The meeting which kicked off Tuesday, 5th July 2011 at the ECOWAS Parliament, Abuja, and organized by the ECOWAS Commission in conjunction with the UN refugee agency (UNHRC), the UN Office for the Coordination of Humanitarian Affairs (OCHA) and AU with support from the Government of Finland, is to prepare the first ministerial meeting on Thursday, 7th July on the same agenda. Making a strong case for the ratification and implementation of the Convention, which was adopted by African leaders in 2009, the ECOWAS Commissioner for Human Development and Gender, Dr. Adrienne Diop, noted that the challenges arising from forced displacement encumbered integration and development efforts in the region. She said the objective of the experts' meeting was to create awareness about the convention and highlight its relevance "to our responsibility to provide humanitarian assistance while guaranteeing the human rights of internally displaced persons." The Commissioner commended the AU for producing the Convention, and urged the experts to formulate concrete proposals that would usher in a regime for its wide spread adoption in West Africa.

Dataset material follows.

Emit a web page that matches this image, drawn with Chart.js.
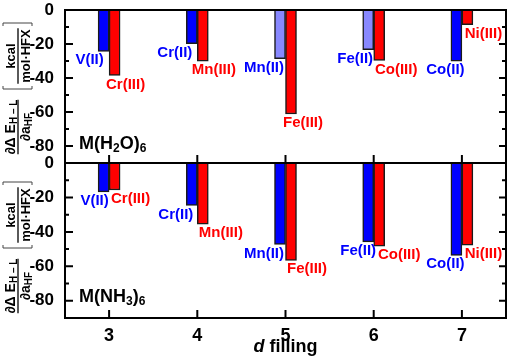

Speaking in the same vein, the chairman of the opening ceremony Mr. Tajudeen Adeniyi, an official of Nigeria's Ministry of Foreign Affairs, urged the experts to make recommendations that recognized the very thin line between the status of refugees and that of internally displaced persons. Mr. Steven Corliss, Deputy Director, Regional Bureau for Africa, UNHCR, said the Kampala convention "calls on States to prevent and mitigate displacement by addressing its root causes", adding that the document also prohibits arbitrary displacements, provides a comprehensive legal framework for protecting and assisting internally displaced people and promotes regional and international solidarity and cooperation. "Just as the African Union is leading the way globally through the adoption of the Kampala Convention, the ECOWAS region is in the vanguard on the African continent, accounting for nearly half of the African Union Member States to have ratified the Convention so far," he said. Corliss, who spoke on behalf of the UN High Commissioner for Refugees, Antonio Guterres, said the problem of internal displacement had become a significant focus of the work of the UNHCR and partners, especially in Africa where the phenomenon was growing while the number of refugees was declining. He expressed the hope that the experts and ministerial meetings would create the momentum and additional ratifications needed to bring the Kampala Convention into force this year.

Ambassador Cheick Camara, Chair of the AU Sub-commute on Refugees and Displaced Persons, said the Kampala Convention was the Organization's response to the challenges of internal displacement facing the continent. In her remarks, Ms. Satu Lassila, a senior adviser on humanitarian affairs in the Finnish Foreign Ministry, said: "with increasing resources devoted to humanitarian assistance, the international humanitarian system also has to strengthen its accountability". "Accountability," she explained, "should be mostly towards the affected country governments and beneficiaries, not only towards donors." "In addition, all countries should keep in mind that humanitarian assistance should never be used as a political instrument. It must always remain distinct from the foreign policy and crises management agenda," she added. Professor Omar Ndongo, General Secretary of the West African Civil Society Forum (WASCOF), urged governments in the region to play their part in addressing the root causes of internal displacement by upholding the principles of democracy, good governance and respect for human rights.